Des ex-otages racontent
Fanta Gnakambary , UBA, ex-otage : "On ne pensait pas pouvoir s’en sortir réellement"
On se disait que c’était fini pour nous parce que personne n’allait se rendre compte qu’il y avait des gens dans la salle forte. L’espace est infime et nous étions nombreux, pas d’aération. Et avant d’aller se cacher là-bas, nous avons vu que Cappuccino prenait feu. Et à force de communiquer, nous avons compris que ce n’était pas évident que nous sortions indemnes. On nous disait qu’à Splendid hôtel, il y avait plein de morts et il y avait le feu, donc on se demandait ce qui allait nous arriver. On ne pensait pas pouvoir s’en sortir réellement. A force de communiquer avec l’extérieur, on nous a dit que c’était des djihadistes parce qu’on les avait entrevus en fait.
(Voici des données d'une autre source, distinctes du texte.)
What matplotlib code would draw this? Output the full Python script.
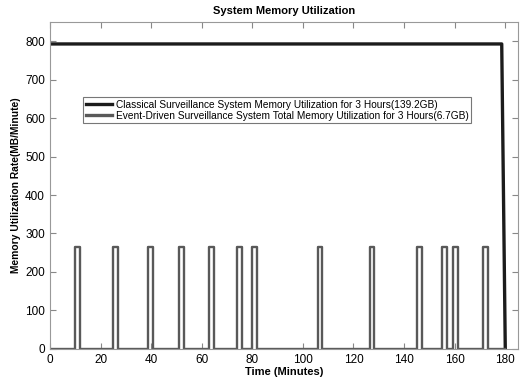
import matplotlib
matplotlib.use("Agg")
import matplotlib.pyplot as plt

plt.rcParams['font.family'] = ['Liberation Sans', 'DejaVu Sans']

# Classical system: constant rate, then drops at the end of 3 hours
classic_t = [0, 178.6, 180.0]
classic_v = [793, 793, 0]

# Event-driven system: short pulses when events happen
pulse_centers = [10.9, 25.8, 39.9, 51.9, 63.9, 74.8, 81.0,
                 106.8, 127.3, 146.2, 156.1, 160.4, 172.3]
pulse_height = 265
pulse_half = 0.95
event_end = 180

labels = ['Classical Surveillance System Memory Utilization for 3 Hours(139.2GB)',
          'Event-Driven Surveillance System Total Memory Utilization for 3 Hours(6.7GB)']

# build step trace of pulses
ev_t, ev_v = [0], [0]
for c in pulse_centers:
    ev_t += [c - pulse_half, c - pulse_half, c + pulse_half, c + pulse_half]
    ev_v += [0, pulse_height, pulse_height, 0]
ev_t.append(event_end)
ev_v.append(0)

fig = plt.figure(figsize=(5.2, 3.8), dpi=100)
ax = fig.add_axes([0.096, 0.082, 0.9, 0.86])

ax.plot(classic_t, classic_v, color='#1c1c1c', lw=2.4, label=labels[0])
ax.plot(ev_t, ev_v, color='#595959', lw=1.7, label=labels[1])

ax.set_xlim(0, 185)
ax.set_ylim(0, 850)
ax.set_xticks(range(0, 181, 20))
ax.set_yticks(range(0, 801, 100))
ax.tick_params(direction='in', top=True, right=True, labelsize=8.5,
               length=4, color='#888888')
for s in ax.spines.values():
    s.set_color('#999999')

ax.set_title('System Memory Utilization', fontsize=8, fontweight='bold', pad=6)
ax.set_xlabel('Time (Minutes)', fontsize=8, fontweight='bold', labelpad=1)
ax.set_ylabel('Memory Utilization Rate(MB/Minute)', fontsize=7.4, fontweight='bold', labelpad=3)

leg = ax.legend(loc='upper left', bbox_to_anchor=(0.06, 0.785), fontsize=7.3,
                fancybox=False, framealpha=1, edgecolor='#777777',
                handlelength=2.6, borderpad=0.25, labelspacing=0.1, handletextpad=0.4)
leg.get_frame().set_linewidth(0.8)
leg.get_lines()[1].set_linewidth(2.4)

fig.savefig('out.png', dpi=100)
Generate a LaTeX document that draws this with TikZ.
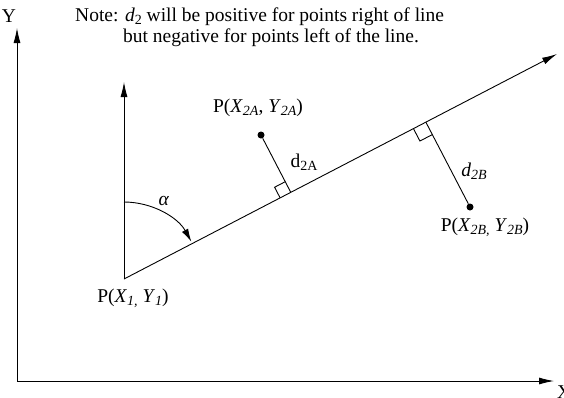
\documentclass[tikz,border=0pt]{standalone}
\usepackage{fontspec}
\setmainfont{Liberation Serif}
\usetikzlibrary{calc,arrows.meta}
\newcommand\mysub[1]{\raisebox{-0.35ex}{\fontsize{14}{14}\selectfont #1}}
\begin{document}
\begin{tikzpicture}[x=1pt,y=-1pt,
  lbl/.style={font=\fontsize{19.5}{23}\selectfont, inner sep=0pt},
  ln/.style={line width=0.9pt},
  arr/.style={ln,-{Latex[length=15pt,width=7pt]}},
  dotpt/.style={circle,fill=black,inner sep=0pt,minimum size=7pt}]
\useasboundingbox (0,0) rectangle (564,397);
% axes
\coordinate (Or) at (17,381);
\coordinate (Ytip) at (17,28);
\coordinate (Xtip) at (554,381);
\draw[arr] (Or) -- (Ytip);
\draw[arr] (Or) -- (Xtip);
\node[lbl] (Ylab) at (9,16) {Y};
\node[lbl,anchor=west] (Xlab) at (557,392) {X};
% origin and line
\coordinate (O) at (124,279);
\coordinate (Vt) at (124,82);
\coordinate (T) at (557,54);
\draw[arr] (O) -- (Vt);
\draw[arr] (O) -- (T);
% alpha arc
\draw[ln,-{Latex[length=13pt,width=7pt]}] (124,202) arc[start angle=-90,end angle=-29,radius=77];
\node[lbl] (alpha) at (164,201) {\textit{α}};
% points
\node[dotpt] (A) at (261,135) {};
\node[dotpt] (B) at (470,207) {};
\coordinate (FA) at ($(O)!(A)!(T)$);
\coordinate (FB) at ($(O)!(B)!(T)$);
\draw[ln] (A) -- (FA);
\draw[ln] (B) -- (FB);
% right-angle marks
\coordinate (FA1) at ($(FA)!12pt!(O)$);
\coordinate (FA2) at ($(FA)!12pt!(A)$);
\draw[ln] (FA1) -- ($(FA1)+(FA2)-(FA)$) -- (FA2);
\coordinate (FB1) at ($(FB)!14pt!(O)$);
\coordinate (FB2) at ($(FB)!14pt!(B)$);
\draw[ln] (FB1) -- ($(FB1)+(FB2)-(FB)$) -- (FB2);
% labels
\node[lbl] (PA) at (258,108) {P(\textit{X}\mysub{\textit{2A}}, \textit{Y}\mysub{\textit{2A}})};
\node[lbl] (dA) at (304,162) {d\mysub{2A}};
\node[lbl] (dB) at (474,171) {\textit{d}\mysub{\textit{2B}}};
\node[lbl] (PB) at (485,227) {P(\textit{X}\mysub{\textit{2B,}} \textit{Y}\mysub{\textit{2B}})};
\node[lbl] (P1) at (133,298) {P(\textit{X}\mysub{\textit{1,}} \textit{Y}\mysub{\textit{1}})};
\node[lbl,anchor=west] (note1) at (75,17) {Note: \textit{d}\mysub{2} will be positive for points right of line};
\node[lbl,anchor=west] (note2) at (123,38) {but negative for points left of the line.};
\end{tikzpicture}
\end{document}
Le ministre Clément Sawadogo, ex-otage : "Ils n’ont pas parlé devant nous, ils se sont contentés de nous canarder"
C’est vers 19h 30 que nous avons entendu les premières détonations. Ce n’était pas des tirs comme des kalachnikov, mais bel et bien des tirs d’armes lourdes et ça détonait fort et de plus en plus fort. Tout se passait comme si tout le centre-ville était bouclé avec les tirs lointains. Nous nous sommes enfermés dans la salle de réunion au 4ème étage de l’hôtel Splendid. Ils sont montés, et ont défoncé la porte et ont tiré dans la salle. Ils ont blessé certains d’entre nous, Dieu merci, dans le groupe, il n’y a pas eu de mort. Mais il y a eu trois personnes qui ont pris des balles, qui au pied, qui à la jambe, qui au bras. Ce que nous avons vu, quand ils sont venus, ils étaient deux, l’un était enturbanné dans la formule touarègue à cent pour cent et l’autre était un peu plus noir. Et lui opérait à visage découvert. Ils n’ont pas parlé devant nous, ils se sont contentés de nous canarder. Naturellement, en ce moment, nous avons compris que c’était une attaque terroriste, du même style que ce qui est arrivé à l’hôtel de Bamako. Dans l’esprit de chacun de nous, c’était fini parce que ces gens ne lâche pas les otages. Après cette visite ou ils ont blessé trois personnes, ils ne se sont plus présentés jusqu’à ce que les forces de sécurité viennent nous récupérer. Nous étions couchés sous les tables. Ça duré de 19h 30 jusqu’à 2 heures du matin. La riposte a été organisée de manière combinée avec une répartition des rôles entre les différentes forces. Mais ceux qui sont venus à nous en défonçant l’une des portes pour nous exfiltrer, c’était des Français et des Américains.